High-Fidelity Pluralistic Image Completion with Transformers
Ziyu Wan, Jingbo Zhang, Dongdong Chen, Jing Liao
TL;DR
The paper tackles pluralistic image completion by decoupling global structure reconstruction from local texture refinement. It introduces a bi-directional transformer to model low-resolution appearance priors from masked inputs using a discretized visual vocabulary and MLM objective, paired with Gibbs sampling to produce diverse priors, followed by a guided CNN upsampling stage that renders high-fidelity textures aligned to the observed image. This two-stage approach achieves superior fidelity, richer diversity, and strong generalization to large masks and large-scale datasets like ImageNet, validated through extensive quantitative metrics, qualitative comparisons, and user studies.

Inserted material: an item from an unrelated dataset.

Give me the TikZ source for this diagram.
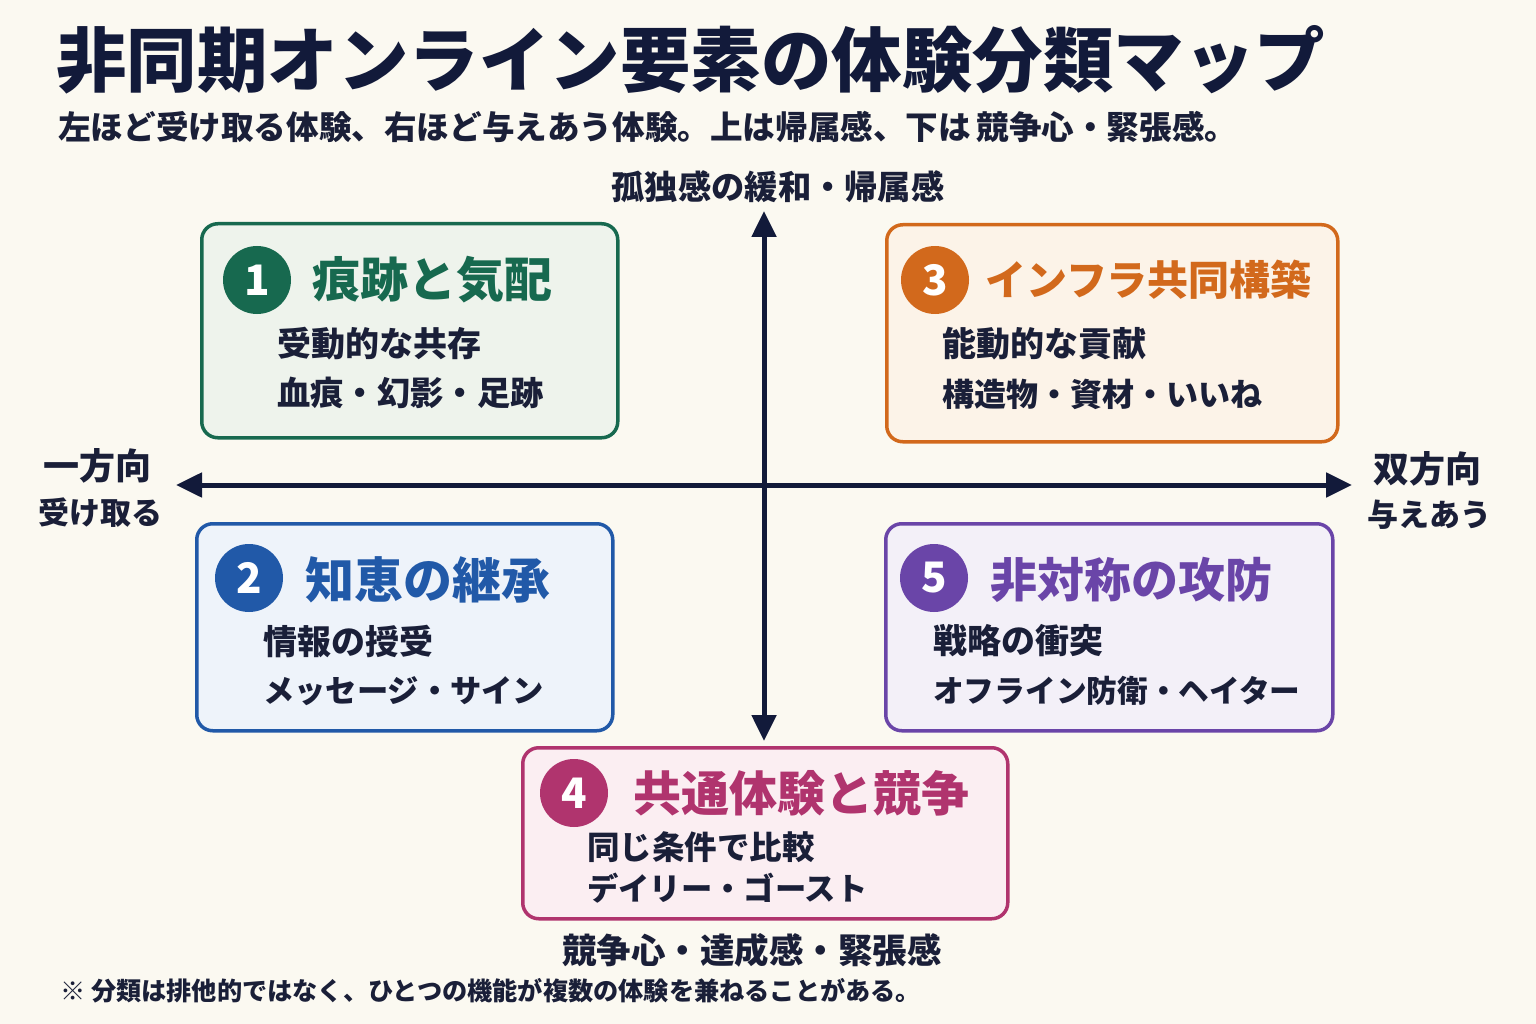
\documentclass[tikz,border=0pt]{standalone}
\usepackage{fontspec}
\setmainfont{Noto Sans CJK JP}
\usetikzlibrary{arrows.meta}
\definecolor{bg}{HTML}{FBF9F1}
\definecolor{navy}{HTML}{121A3A}
\definecolor{txt}{HTML}{1A1F38}
\definecolor{grn}{HTML}{17694F}
\definecolor{grnf}{HTML}{EEF3EC}
\definecolor{blu}{HTML}{2159A8}
\definecolor{bluf}{HTML}{EEF3FA}
\definecolor{org}{HTML}{D2691C}
\definecolor{orgf}{HTML}{FCF3E8}
\definecolor{pur}{HTML}{6A45A8}
\definecolor{purf}{HTML}{F3F0F8}
\definecolor{mag}{HTML}{B0346E}
\definecolor{magf}{HTML}{FBEEF2}
\begin{document}
\begin{tikzpicture}[x=1pt,y=-1pt,
  fs/.style={font=\fontsize{#1}{#1}\selectfont\bfseries},
  qbox/.style={draw=#1, line width=3.5pt, rounded corners=16pt, anchor=north west, inner sep=0},
  numc/.style={circle, fill=#1, text=white, minimum size=68pt, inner sep=0, fs=42},
  lab/.style={anchor=west, inner sep=0, text=txt},
  axis/.style={draw=navy, line width=5pt, arrows={Triangle[length=26pt,width=24pt]-Triangle[length=26pt,width=24pt]}}
]
\fill[bg] (0,0) rectangle (1536,1024);
\useasboundingbox (0,0) rectangle (1536,1024);

% title
\node[lab, text=navy, fs=70.5] (title) at (56,60) {非同期オンライン要素の体験分類マップ};
\node[lab, fs=32.6] (sub) at (58,127) {左ほど受け取る体験、右ほど与えあう体験。上は帰属感、下は\,競争心・緊張感。};

% axes
\coordinate (vt) at (764,211);
\coordinate (vb) at (764,741);
\coordinate (hl) at (176,485);
\coordinate (hr) at (1352,485);
\draw[axis] (vb) -- (vt);
\draw[axis] (hl) -- (hr);

\node[inner sep=0, text=txt, fs=33.3] (top) at (778,187) {孤独感の緩和・帰属感};
\node[inner sep=0, text=txt, fs=34.5] (bot) at (752,950) {競争心・達成感・緊張感};
\node[inner sep=0, text=txt, fs=36] (l1) at (97,466) {一方向};
\node[inner sep=0, text=txt, fs=31] (l2) at (100,513) {受け取る};
\node[inner sep=0, text=txt, fs=36] (r1) at (1427,469) {双方向};
\node[inner sep=0, text=txt, fs=31] (r2) at (1429,515) {与えあう};

% box 1
\node[qbox=grn, fill=grnf, minimum width=416pt, minimum height=214pt] (b1) at (200,222) {};
\node[numc=grn] (n1) at (257,280) {1};
\node[lab, text=grn, fs=48] (t1) at (312,280) {痕跡と気配};
\node[lab, fs=34] (a1) at (277,344) {受動的な共存};
\node[lab, fs=33.3] (c1) at (277,393) {血痕・幻影・足跡};

% box 3
\node[qbox=org, fill=orgf, minimum width=451pt, minimum height=217pt] (b3) at (885,223) {};
\node[numc=org] (n3) at (935,280) {3};
\node[lab, text=org, fs=41] (t3) at (985,280) {インフラ共同構築};
\node[lab, fs=34] (a3) at (942,344) {能動的な貢献};
\node[lab, fs=32] (c3) at (942,394) {構造物・資材・いいね};

% box 2
\node[qbox=blu, fill=bluf, minimum width=416pt, minimum height=207pt] (b2) at (195,522) {};
\node[numc=blu] (n2) at (249,578) {2};
\node[lab, text=blu, fs=49] (t2) at (305,580) {知恵の継承};
\node[lab, fs=34] (a2) at (263,641) {情報の授受};
\node[lab, fs=31.3] (c2) at (263,691) {メッセージ・サイン};

% box 5
\node[qbox=pur, fill=purf, minimum width=447pt, minimum height=207pt] (b5) at (884,522) {};
\node[numc=pur] (n5) at (934,578) {5};
\node[lab, text=pur, fs=47] (t5) at (990,580) {非対称の攻防};
\node[lab, fs=34] (a5) at (933,641) {戦略の衝突};
\node[lab, fs=30.7] (c5) at (933,691) {オフライン防衛・ヘイター};

% box 4
\node[qbox=mag, fill=magf, minimum width=485pt, minimum height=171pt] (b4) at (521,746) {};
\node[numc=mag] (n4) at (574,793) {4};
\node[lab, text=mag, fs=48] (t4) at (633,793) {共通体験と競争};
\node[lab, fs=32.5] (a4) at (587,847) {同じ条件で比較};
\node[lab, fs=31.3] (c4) at (587,888) {デイリー・ゴースト};

% footnote
\node[lab, fs=25.2] (note) at (60,991) {※\ 分類は排他的ではなく、ひとつの機能が複数の体験を兼ねることがある。};
\end{tikzpicture}
\end{document}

The work demonstrates that combining transformer-based global reasoning with CNN-based local detail synthesis can overcome CNN limitations in global coherence while maintaining high-quality textures in pluralistic image completion.
Abstract
Image completion has made tremendous progress with convolutional neural networks (CNNs), because of their powerful texture modeling capacity. However, due to some inherent properties (e.g., local inductive prior, spatial-invariant kernels), CNNs do not perform well in understanding global structures or naturally support pluralistic completion. Recently, transformers demonstrate their power in modeling the long-term relationship and generating diverse results, but their computation complexity is quadratic to input length, thus hampering the application in processing high-resolution images. This paper brings the best of both worlds to pluralistic image completion: appearance prior reconstruction with transformer and texture replenishment with CNN. The former transformer recovers pluralistic coherent structures together with some coarse textures, while the latter CNN enhances the local texture details of coarse priors guided by the high-resolution masked images. The proposed method vastly outperforms state-of-the-art methods in terms of three aspects: 1) large performance boost on image fidelity even compared to deterministic completion methods; 2) better diversity and higher fidelity for pluralistic completion; 3) exceptional generalization ability on large masks and generic dataset, like ImageNet.